━━ Given records
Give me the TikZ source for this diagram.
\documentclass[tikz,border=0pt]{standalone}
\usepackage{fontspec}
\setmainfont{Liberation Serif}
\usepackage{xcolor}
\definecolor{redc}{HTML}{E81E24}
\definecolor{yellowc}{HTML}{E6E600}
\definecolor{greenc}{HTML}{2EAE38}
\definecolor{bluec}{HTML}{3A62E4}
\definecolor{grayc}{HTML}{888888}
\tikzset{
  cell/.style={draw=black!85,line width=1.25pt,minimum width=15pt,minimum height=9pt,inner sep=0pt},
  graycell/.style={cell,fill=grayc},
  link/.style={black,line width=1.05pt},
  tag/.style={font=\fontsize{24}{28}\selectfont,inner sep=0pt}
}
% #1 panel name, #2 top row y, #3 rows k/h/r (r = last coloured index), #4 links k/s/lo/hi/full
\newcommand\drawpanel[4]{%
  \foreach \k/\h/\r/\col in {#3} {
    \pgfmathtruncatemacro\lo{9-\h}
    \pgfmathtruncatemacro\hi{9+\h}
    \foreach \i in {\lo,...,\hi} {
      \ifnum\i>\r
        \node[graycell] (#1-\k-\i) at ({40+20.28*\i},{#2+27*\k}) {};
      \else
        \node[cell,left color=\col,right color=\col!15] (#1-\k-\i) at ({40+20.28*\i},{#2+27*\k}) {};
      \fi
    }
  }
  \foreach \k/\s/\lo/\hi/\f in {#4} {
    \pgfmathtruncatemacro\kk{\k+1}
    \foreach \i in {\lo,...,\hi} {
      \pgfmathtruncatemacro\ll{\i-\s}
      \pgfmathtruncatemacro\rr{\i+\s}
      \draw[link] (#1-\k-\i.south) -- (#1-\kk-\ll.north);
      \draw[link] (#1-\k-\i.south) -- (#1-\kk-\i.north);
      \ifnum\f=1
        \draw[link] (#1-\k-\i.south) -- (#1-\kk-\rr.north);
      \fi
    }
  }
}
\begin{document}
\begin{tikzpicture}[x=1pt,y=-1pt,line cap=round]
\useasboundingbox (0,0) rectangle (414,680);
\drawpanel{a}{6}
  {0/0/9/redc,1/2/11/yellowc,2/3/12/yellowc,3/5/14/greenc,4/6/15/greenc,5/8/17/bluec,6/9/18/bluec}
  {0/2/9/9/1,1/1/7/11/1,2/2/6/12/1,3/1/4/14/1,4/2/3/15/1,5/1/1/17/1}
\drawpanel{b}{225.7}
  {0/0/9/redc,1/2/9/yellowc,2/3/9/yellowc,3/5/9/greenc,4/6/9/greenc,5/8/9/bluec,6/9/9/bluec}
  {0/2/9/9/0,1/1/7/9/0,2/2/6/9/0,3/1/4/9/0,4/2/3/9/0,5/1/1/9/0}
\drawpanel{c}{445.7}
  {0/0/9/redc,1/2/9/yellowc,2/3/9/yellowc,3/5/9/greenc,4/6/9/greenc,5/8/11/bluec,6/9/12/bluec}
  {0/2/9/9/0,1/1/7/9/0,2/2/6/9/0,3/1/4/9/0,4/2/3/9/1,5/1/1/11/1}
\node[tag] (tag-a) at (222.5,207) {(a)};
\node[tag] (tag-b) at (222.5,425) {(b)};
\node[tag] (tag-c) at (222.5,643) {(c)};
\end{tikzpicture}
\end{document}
━━━━
━━ Given records
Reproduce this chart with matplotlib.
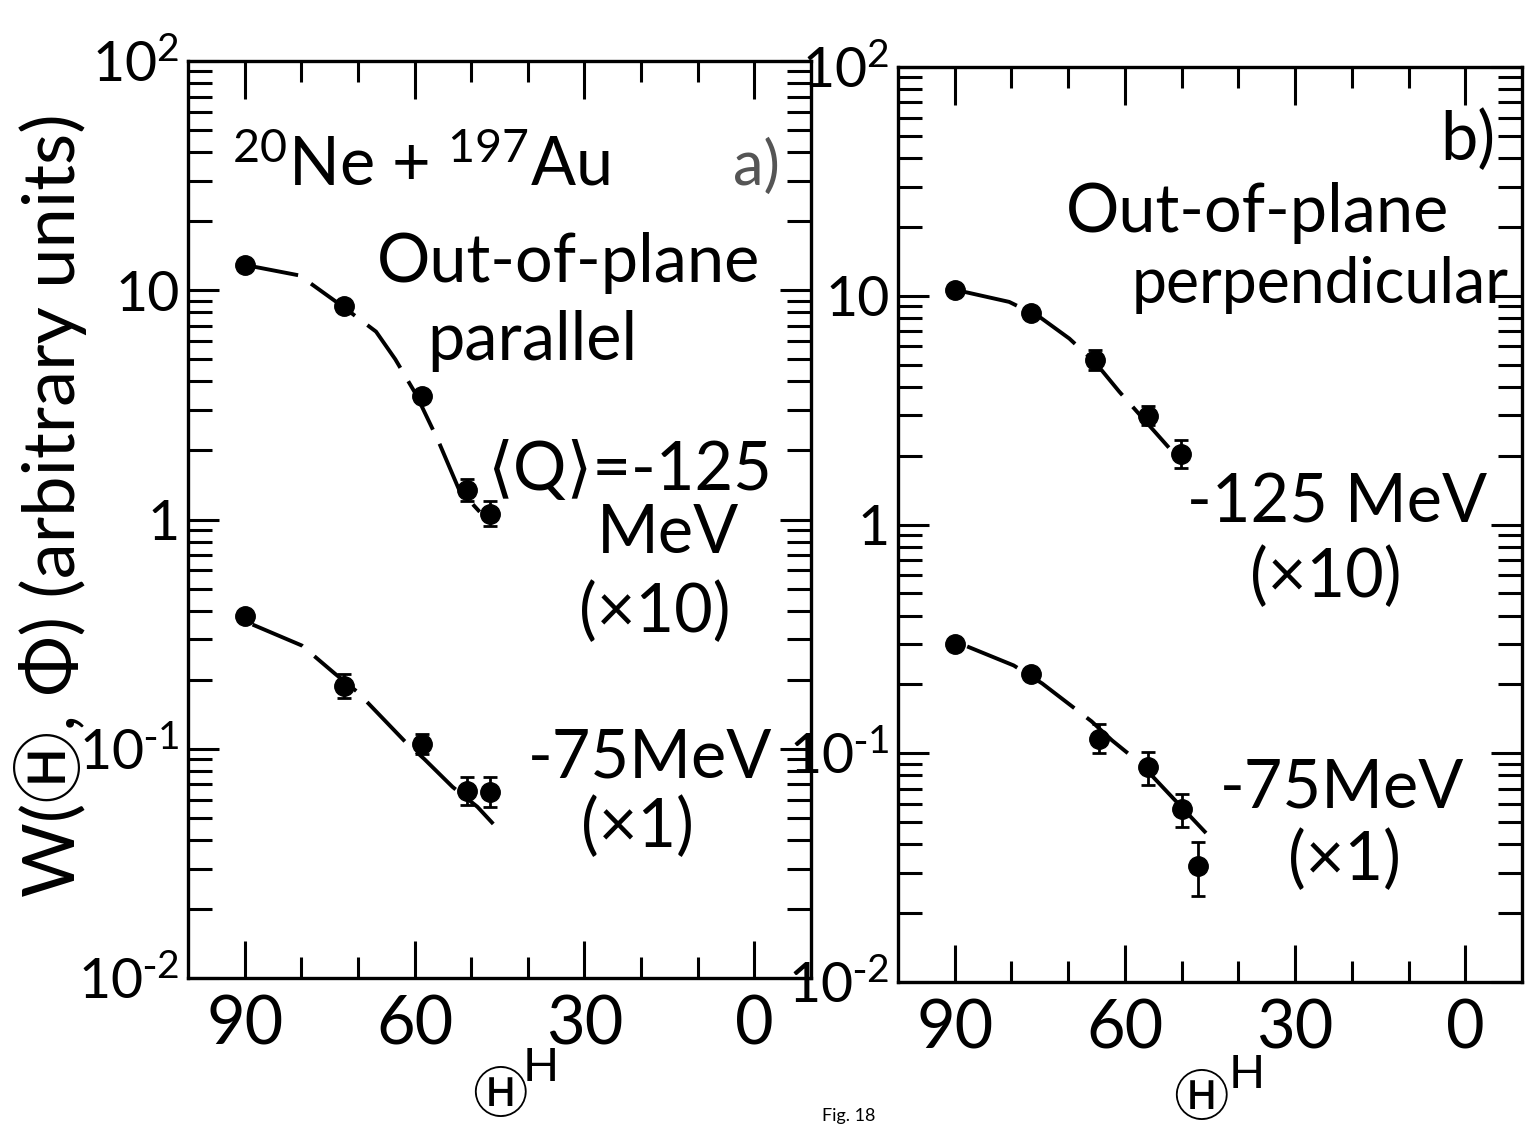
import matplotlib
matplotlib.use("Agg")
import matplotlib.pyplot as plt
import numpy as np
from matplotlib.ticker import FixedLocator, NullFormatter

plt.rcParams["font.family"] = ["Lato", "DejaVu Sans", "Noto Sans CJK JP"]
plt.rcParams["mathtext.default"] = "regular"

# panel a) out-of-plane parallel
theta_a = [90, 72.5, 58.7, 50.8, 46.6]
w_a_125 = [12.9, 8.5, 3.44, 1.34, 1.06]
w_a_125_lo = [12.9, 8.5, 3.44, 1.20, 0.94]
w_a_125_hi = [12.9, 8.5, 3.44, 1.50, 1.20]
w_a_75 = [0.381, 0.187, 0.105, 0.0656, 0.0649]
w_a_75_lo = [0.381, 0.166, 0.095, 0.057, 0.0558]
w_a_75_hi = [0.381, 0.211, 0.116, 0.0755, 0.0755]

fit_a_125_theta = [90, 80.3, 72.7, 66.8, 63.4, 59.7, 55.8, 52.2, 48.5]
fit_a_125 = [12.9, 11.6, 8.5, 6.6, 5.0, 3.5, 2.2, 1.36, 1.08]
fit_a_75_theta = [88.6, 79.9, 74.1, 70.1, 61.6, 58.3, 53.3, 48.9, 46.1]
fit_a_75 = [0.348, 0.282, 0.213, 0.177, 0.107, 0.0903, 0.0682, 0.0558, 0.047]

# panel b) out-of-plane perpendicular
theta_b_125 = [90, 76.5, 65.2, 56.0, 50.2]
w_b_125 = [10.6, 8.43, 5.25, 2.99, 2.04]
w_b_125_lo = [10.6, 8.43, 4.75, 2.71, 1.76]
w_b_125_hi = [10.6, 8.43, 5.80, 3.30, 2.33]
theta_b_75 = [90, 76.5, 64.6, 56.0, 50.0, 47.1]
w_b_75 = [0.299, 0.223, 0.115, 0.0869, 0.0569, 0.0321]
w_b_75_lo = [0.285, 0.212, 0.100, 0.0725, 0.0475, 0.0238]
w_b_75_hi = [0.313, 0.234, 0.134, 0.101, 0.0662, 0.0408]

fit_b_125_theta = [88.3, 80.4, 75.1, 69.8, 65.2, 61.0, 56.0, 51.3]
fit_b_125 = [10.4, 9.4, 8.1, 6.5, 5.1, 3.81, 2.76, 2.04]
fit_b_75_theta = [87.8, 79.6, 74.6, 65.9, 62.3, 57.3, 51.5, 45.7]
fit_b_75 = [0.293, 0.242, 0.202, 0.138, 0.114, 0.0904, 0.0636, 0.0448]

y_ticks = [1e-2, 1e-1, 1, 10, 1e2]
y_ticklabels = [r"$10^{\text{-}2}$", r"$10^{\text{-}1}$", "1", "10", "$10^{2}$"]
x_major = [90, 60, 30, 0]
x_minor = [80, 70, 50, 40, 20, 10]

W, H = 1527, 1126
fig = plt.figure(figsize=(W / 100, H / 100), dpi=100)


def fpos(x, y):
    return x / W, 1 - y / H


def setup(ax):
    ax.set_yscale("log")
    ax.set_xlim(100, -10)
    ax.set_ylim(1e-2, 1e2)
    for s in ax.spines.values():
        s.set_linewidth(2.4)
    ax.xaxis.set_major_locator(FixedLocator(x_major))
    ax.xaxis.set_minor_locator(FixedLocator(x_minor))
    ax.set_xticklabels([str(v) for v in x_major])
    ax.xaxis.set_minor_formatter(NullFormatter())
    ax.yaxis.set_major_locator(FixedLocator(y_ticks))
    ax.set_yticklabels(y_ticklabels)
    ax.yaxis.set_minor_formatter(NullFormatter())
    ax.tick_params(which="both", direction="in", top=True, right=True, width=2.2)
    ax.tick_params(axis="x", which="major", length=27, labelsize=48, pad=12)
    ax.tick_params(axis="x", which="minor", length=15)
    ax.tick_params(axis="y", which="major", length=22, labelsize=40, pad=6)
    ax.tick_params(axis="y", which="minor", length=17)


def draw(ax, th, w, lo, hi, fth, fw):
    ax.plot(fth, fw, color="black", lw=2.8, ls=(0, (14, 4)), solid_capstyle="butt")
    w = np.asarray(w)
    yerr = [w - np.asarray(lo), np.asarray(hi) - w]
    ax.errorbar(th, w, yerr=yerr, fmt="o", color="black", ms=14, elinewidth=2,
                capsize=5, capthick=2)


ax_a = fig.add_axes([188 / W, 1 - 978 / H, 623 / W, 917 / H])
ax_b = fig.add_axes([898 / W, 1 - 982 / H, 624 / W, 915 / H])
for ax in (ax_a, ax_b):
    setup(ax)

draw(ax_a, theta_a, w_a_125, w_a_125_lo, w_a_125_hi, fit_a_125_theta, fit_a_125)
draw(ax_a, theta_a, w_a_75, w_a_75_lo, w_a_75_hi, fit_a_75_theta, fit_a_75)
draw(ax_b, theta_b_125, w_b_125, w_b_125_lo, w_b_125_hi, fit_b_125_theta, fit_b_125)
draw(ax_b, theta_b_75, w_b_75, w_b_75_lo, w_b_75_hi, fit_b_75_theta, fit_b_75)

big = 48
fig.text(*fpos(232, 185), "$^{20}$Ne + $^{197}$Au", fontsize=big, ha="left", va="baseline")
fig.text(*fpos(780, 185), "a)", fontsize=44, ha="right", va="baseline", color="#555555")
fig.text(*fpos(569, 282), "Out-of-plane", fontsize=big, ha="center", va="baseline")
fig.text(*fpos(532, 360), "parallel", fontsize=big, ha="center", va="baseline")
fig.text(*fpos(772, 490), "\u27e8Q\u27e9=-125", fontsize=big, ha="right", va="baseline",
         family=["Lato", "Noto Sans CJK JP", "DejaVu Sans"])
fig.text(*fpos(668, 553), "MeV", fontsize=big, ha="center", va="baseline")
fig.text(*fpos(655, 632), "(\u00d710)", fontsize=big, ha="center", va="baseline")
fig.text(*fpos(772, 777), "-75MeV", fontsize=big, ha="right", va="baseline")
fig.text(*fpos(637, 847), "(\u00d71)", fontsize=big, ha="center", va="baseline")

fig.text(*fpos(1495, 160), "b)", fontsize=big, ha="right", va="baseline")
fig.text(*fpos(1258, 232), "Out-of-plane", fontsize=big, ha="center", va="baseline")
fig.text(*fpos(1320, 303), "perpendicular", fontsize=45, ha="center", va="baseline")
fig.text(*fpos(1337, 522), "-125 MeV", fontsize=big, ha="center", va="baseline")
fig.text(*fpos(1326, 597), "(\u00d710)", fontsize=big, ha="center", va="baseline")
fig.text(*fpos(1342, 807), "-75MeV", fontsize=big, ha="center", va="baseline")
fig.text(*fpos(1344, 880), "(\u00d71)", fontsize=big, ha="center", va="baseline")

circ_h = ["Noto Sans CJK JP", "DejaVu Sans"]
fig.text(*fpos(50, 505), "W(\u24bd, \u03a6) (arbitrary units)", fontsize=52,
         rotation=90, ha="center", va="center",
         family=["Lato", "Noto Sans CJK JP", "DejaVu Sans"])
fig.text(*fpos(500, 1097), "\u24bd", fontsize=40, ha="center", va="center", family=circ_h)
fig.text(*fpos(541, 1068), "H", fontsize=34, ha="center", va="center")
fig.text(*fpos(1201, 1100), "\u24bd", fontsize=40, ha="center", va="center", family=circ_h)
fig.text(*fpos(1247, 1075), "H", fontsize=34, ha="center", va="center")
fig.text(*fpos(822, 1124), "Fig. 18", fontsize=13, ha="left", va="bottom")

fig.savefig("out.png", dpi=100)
━━━━
_Objective:_
With the pictures removed from your copy, retype the lines above from the one that contains "Reproduce this chart with matplotlib." through the one that contains "0.0904, 0.0636, 0.0448]", exactly.

_Final answer:_
Reproduce this chart with matplotlib.
import matplotlib
matplotlib.use("Agg")
import matplotlib.pyplot as plt
import numpy as np
from matplotlib.ticker import FixedLocator, NullFormatter

plt.rcParams["font.family"] = ["Lato", "DejaVu Sans", "Noto Sans CJK JP"]
plt.rcParams["mathtext.default"] = "regular"

# panel a) out-of-plane parallel
theta_a = [90, 72.5, 58.7, 50.8, 46.6]
w_a_125 = [12.9, 8.5, 3.44, 1.34, 1.06]
w_a_125_lo = [12.9, 8.5, 3.44, 1.20, 0.94]
w_a_125_hi = [12.9, 8.5, 3.44, 1.50, 1.20]
w_a_75 = [0.381, 0.187, 0.105, 0.0656, 0.0649]
w_a_75_lo = [0.381, 0.166, 0.095, 0.057, 0.0558]
w_a_75_hi = [0.381, 0.211, 0.116, 0.0755, 0.0755]

fit_a_125_theta = [90, 80.3, 72.7, 66.8, 63.4, 59.7, 55.8, 52.2, 48.5]
fit_a_125 = [12.9, 11.6, 8.5, 6.6, 5.0, 3.5, 2.2, 1.36, 1.08]
fit_a_75_theta = [88.6, 79.9, 74.1, 70.1, 61.6, 58.3, 53.3, 48.9, 46.1]
fit_a_75 = [0.348, 0.282, 0.213, 0.177, 0.107, 0.0903, 0.0682, 0.0558, 0.047]

# panel b) out-of-plane perpendicular
theta_b_125 = [90, 76.5, 65.2, 56.0, 50.2]
w_b_125 = [10.6, 8.43, 5.25, 2.99, 2.04]
w_b_125_lo = [10.6, 8.43, 4.75, 2.71, 1.76]
w_b_125_hi = [10.6, 8.43, 5.80, 3.30, 2.33]
theta_b_75 = [90, 76.5, 64.6, 56.0, 50.0, 47.1]
w_b_75 = [0.299, 0.223, 0.115, 0.0869, 0.0569, 0.0321]
w_b_75_lo = [0.285, 0.212, 0.100, 0.0725, 0.0475, 0.0238]
w_b_75_hi = [0.313, 0.234, 0.134, 0.101, 0.0662, 0.0408]

fit_b_125_theta = [88.3, 80.4, 75.1, 69.8, 65.2, 61.0, 56.0, 51.3]
fit_b_125 = [10.4, 9.4, 8.1, 6.5, 5.1, 3.81, 2.76, 2.04]
fit_b_75_theta = [87.8, 79.6, 74.6, 65.9, 62.3, 57.3, 51.5, 45.7]
fit_b_75 = [0.293, 0.242, 0.202, 0.138, 0.114, 0.0904, 0.0636, 0.0448]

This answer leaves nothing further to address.